Short task: Return every line below as is, leaving out the pictures.

Given data:
========================================================================

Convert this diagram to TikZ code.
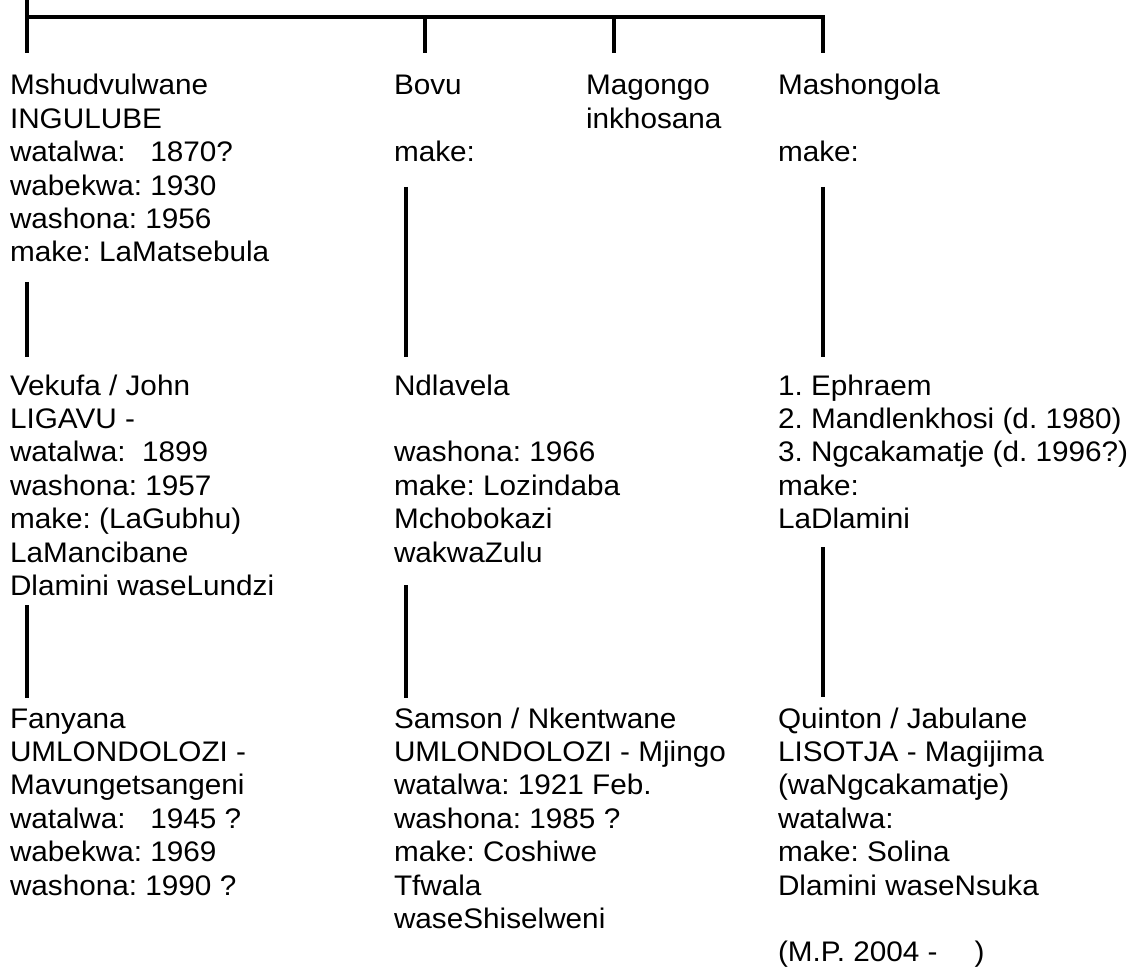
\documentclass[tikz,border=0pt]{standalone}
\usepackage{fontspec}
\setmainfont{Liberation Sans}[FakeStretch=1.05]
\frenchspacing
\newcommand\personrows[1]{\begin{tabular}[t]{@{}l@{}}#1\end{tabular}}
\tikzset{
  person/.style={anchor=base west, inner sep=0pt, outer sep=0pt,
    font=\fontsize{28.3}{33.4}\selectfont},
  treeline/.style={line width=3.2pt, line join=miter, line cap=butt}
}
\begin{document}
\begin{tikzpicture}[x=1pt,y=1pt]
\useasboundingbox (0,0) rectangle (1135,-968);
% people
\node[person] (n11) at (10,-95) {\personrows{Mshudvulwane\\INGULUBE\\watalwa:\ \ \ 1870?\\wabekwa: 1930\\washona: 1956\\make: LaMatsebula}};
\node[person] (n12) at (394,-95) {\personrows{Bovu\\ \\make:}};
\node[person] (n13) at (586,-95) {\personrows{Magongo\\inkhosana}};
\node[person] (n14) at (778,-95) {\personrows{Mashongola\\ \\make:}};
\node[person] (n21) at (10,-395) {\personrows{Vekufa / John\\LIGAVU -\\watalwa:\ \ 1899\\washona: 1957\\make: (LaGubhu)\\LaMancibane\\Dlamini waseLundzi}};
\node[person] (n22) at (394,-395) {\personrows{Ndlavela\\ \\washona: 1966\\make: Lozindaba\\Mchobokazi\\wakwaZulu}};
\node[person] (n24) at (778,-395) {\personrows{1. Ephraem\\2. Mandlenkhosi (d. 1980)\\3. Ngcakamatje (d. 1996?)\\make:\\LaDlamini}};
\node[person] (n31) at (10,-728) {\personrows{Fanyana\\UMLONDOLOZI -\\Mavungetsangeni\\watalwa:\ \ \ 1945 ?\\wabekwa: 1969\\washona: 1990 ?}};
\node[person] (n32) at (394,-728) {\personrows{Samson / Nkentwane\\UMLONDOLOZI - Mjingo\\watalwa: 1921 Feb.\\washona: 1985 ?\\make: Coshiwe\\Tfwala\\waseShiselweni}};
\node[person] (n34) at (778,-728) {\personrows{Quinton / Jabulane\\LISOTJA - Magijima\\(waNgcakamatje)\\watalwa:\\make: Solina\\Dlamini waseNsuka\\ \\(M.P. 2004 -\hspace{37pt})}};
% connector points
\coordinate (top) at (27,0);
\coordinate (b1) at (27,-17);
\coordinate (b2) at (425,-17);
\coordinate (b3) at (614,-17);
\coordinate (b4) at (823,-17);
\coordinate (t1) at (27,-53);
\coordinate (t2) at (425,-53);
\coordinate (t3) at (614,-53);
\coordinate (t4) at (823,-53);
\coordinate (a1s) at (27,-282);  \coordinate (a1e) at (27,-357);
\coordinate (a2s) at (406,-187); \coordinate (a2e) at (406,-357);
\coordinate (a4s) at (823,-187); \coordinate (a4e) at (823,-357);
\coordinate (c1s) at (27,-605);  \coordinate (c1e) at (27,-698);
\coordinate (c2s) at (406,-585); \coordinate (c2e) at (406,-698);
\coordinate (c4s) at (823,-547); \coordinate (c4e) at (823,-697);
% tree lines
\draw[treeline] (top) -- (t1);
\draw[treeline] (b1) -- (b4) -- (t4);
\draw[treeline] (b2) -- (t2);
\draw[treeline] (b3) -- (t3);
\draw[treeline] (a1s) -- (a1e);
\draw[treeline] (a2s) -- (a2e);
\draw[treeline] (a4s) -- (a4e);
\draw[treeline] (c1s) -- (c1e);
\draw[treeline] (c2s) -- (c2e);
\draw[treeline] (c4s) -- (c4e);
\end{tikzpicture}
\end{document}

========================================================================

Answer to the problem:
Convert this diagram to TikZ code.
\documentclass[tikz,border=0pt]{standalone}
\usepackage{fontspec}
\setmainfont{Liberation Sans}[FakeStretch=1.05]
\frenchspacing
\newcommand\personrows[1]{\begin{tabular}[t]{@{}l@{}}#1\end{tabular}}
\tikzset{
  person/.style={anchor=base west, inner sep=0pt, outer sep=0pt,
    font=\fontsize{28.3}{33.4}\selectfont},
  treeline/.style={line width=3.2pt, line join=miter, line cap=butt}
}
\begin{document}
\begin{tikzpicture}[x=1pt,y=1pt]
\useasboundingbox (0,0) rectangle (1135,-968);
% people
\node[person] (n11) at (10,-95) {\personrows{Mshudvulwane\\INGULUBE\\watalwa:\ \ \ 1870?\\wabekwa: 1930\\washona: 1956\\make: LaMatsebula}};
\node[person] (n12) at (394,-95) {\personrows{Bovu\\ \\make:}};
\node[person] (n13) at (586,-95) {\personrows{Magongo\\inkhosana}};
\node[person] (n14) at (778,-95) {\personrows{Mashongola\\ \\make:}};
\node[person] (n21) at (10,-395) {\personrows{Vekufa / John\\LIGAVU -\\watalwa:\ \ 1899\\washona: 1957\\make: (LaGubhu)\\LaMancibane\\Dlamini waseLundzi}};
\node[person] (n22) at (394,-395) {\personrows{Ndlavela\\ \\washona: 1966\\make: Lozindaba\\Mchobokazi\\wakwaZulu}};
\node[person] (n24) at (778,-395) {\personrows{1. Ephraem\\2. Mandlenkhosi (d. 1980)\\3. Ngcakamatje (d. 1996?)\\make:\\LaDlamini}};
\node[person] (n31) at (10,-728) {\personrows{Fanyana\\UMLONDOLOZI -\\Mavungetsangeni\\watalwa:\ \ \ 1945 ?\\wabekwa: 1969\\washona: 1990 ?}};
\node[person] (n32) at (394,-728) {\personrows{Samson / Nkentwane\\UMLONDOLOZI - Mjingo\\watalwa: 1921 Feb.\\washona: 1985 ?\\make: Coshiwe\\Tfwala\\waseShiselweni}};
\node[person] (n34) at (778,-728) {\personrows{Quinton / Jabulane\\LISOTJA - Magijima\\(waNgcakamatje)\\watalwa:\\make: Solina\\Dlamini waseNsuka\\ \\(M.P. 2004 -\hspace{37pt})}};
% connector points
\coordinate (top) at (27,0);
\coordinate (b1) at (27,-17);
\coordinate (b2) at (425,-17);
\coordinate (b3) at (614,-17);
\coordinate (b4) at (823,-17);
\coordinate (t1) at (27,-53);
\coordinate (t2) at (425,-53);
\coordinate (t3) at (614,-53);
\coordinate (t4) at (823,-53);
\coordinate (a1s) at (27,-282);  \coordinate (a1e) at (27,-357);
\coordinate (a2s) at (406,-187); \coordinate (a2e) at (406,-357);
\coordinate (a4s) at (823,-187); \coordinate (a4e) at (823,-357);
\coordinate (c1s) at (27,-605);  \coordinate (c1e) at (27,-698);
\coordinate (c2s) at (406,-585); \coordinate (c2e) at (406,-698);
\coordinate (c4s) at (823,-547); \coordinate (c4e) at (823,-697);
% tree lines
\draw[treeline] (top) -- (t1);
\draw[treeline] (b1) -- (b4) -- (t4);
\draw[treeline] (b2) -- (t2);
\draw[treeline] (b3) -- (t3);
\draw[treeline] (a1s) -- (a1e);
\draw[treeline] (a2s) -- (a2e);
\draw[treeline] (a4s) -- (a4e);
\draw[treeline] (c1s) -- (c1e);
\draw[treeline] (c2s) -- (c2e);
\draw[treeline] (c4s) -- (c4e);
\end{tikzpicture}
\end{document}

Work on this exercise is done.